Q: You describe Benedict XVI as a guide for the conscience in today's age. In what ways do you believe this to be true?

Father Twomey: First of all, as theologian and later as prefect of the Congregation for the Doctrine of the Faith, Ratzinger has been the voice of the Church's conscience in affirming the objective truth when it was denied either theoretically or in practice.

It is astonishing that secular thinkers, those outside the Church, as it were, seem to recognize this more than those inside. Thus, for example, the French Academy honored him as the apt successor to Andrey Sacharov, the dissident atom physicist during the tyranny of the Soviet Union.

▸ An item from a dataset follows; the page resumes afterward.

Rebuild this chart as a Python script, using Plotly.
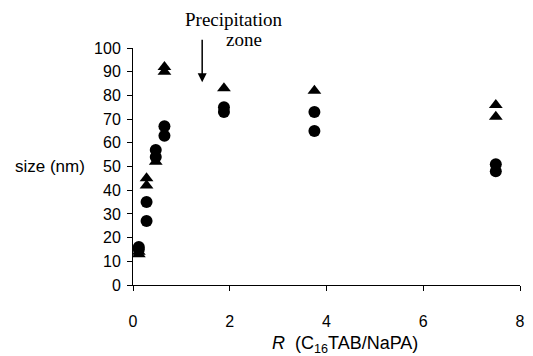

It was their recognition of a courageous thinker who was in effect the great "dissident" under the "dictatorship of relativism" that has swamped Europe and America over the past half-century.

Secondly, conscience is not only a central theme of his writings, he has also made a major contribution to correcting the false understanding of conscience outlined above, to which I devote a whole chapter in my book.

Q: How did the experience of growing up in Nazi Germany helped to prepare Joseph Ratzinger for the papacy? What particular lessons did he learn then that he still puts into practice today?

Father Twomey: The answer to this question is to be found in a comment he made in an interview in 1999: "As a result [of living through the Nazi period], I learned to have a certain reserve with regard to the reigning ideologies."

Evidently, he meant "ideologies" also to cover those found within the Church, which are fashionable since they reflect current ideological trends in society.

His experience of living under a political ideology and its bureaucracy made him sensitive to the need for the exercise of moral responsibility on the part of each one, but in particular on the part of those who hold public office in the Church or in the state. Moral responsibility is but another word for conscience.

His skepticism regarding episcopal conferences is rooted in the experience of how, as a collective, the German bishops, to put it mildly, had not quite matched up to the witness given by individual bishops such as Bishop Clemens von Galen of Muenster and Archbishop Michael Faulhaber of Munich.

He calls on all bishops to give personal witness and not wait for the collective conference to rubber-stamp some document prepared by an anonymous commission.

Likewise, his theology has been marked by a personal search for the truth, urged on by his conscience. All his life, he has exercised his personal moral responsibility, even when it earned for him the negative title of "rottweiler" or "grand inquisitor" -- or, indeed, "the enemy of humanity," as one journalist put it.

To speak the truth in love is to be in opposition, very often, to the prevailing fashions and so to make oneself unpopular.

Now, as Benedict XVI, he continues to exercise that moral responsibility, not least in the way he writes most of his own speeches, which speak to the heart of his audience because they are spoken from his own heart and not from a prepared schema.